Does anyone know if there is an alternative to the Nyogel lube for O-rings and threads? I'd prefer to buy something at Home Depot, Radio Shack, somewhere like that.


----------



## 65535 (Jan 2, 2008)

If you have a hobby store nearby, they sell silicone lubricants for RC cars, the 10K differential lube works pretty well for me. Any clear silicone grease should work.


----------



## js (Jan 3, 2008)

For a long time I used 100 percent silicone lubricant that I got at an autoparts store. It was intended for use on spark plug wire terminals where they conect to the spark plug tip, but it worked fine for the o-rings and channels of my lights. Not as nice as nyogel, but easy to find and very inexpensive.


----------



## bimemrboy318 (Jan 4, 2008)

I e-mailed [email protected] and they recommend petroleum jelly. Wouldn't this eventually eat away at a rubber o-ring?


----------



## js (Jan 7, 2008)

Well, FWIW, all I can tell you is that, personally, I would never use petroleum jelly!


----------



## Carpenter (Jan 7, 2008)

bimemrboy318 said:


> I e-mailed [email protected] and they recommend petroleum jelly. Wouldn't this eventually eat away at a rubber o-ring?


 
There is a thread about it in here somewhere. Mag uses a different "component" (for lack of the right word) in their o-rings. Petroleum jelly doesn't affect them like it would other types of o-rings. 

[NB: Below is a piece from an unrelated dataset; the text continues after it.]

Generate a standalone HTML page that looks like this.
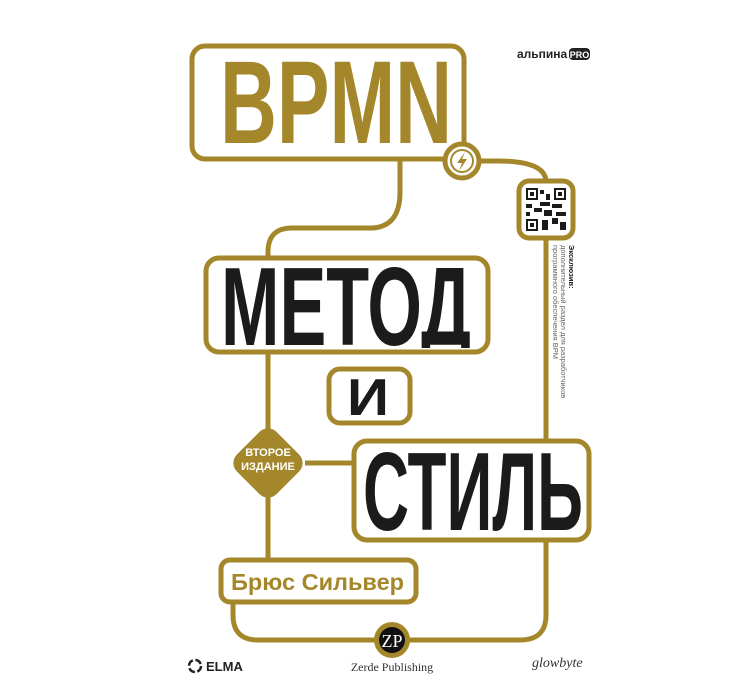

Maybe Mag went this way just because of the problem you have, "everyone" has Vaseline in their house somewhere..


----------



## bimemrboy318 (Jan 14, 2008)

I ended up using Silicon spray on the threads and silicon grease on the o-rings. I wet a q-tip with silicon spray and squeeze the lube onto the threads. It effectively cleans them and then I take another q-tip to wipe the excess. This stuff seems to "dry" and I apply some silicon grease to the threads as well. 

Worked great on my 6P which was so hard to twist before doing the above. I can now easily twist the tailcap on and off with just one hand where before it was near impossible.


----------



## DM51 (Jan 14, 2008)

Carpenter said:


> There is a thread about it in here somewhere.


_ONE_ thread?? There are ~500. This one is closed.


----------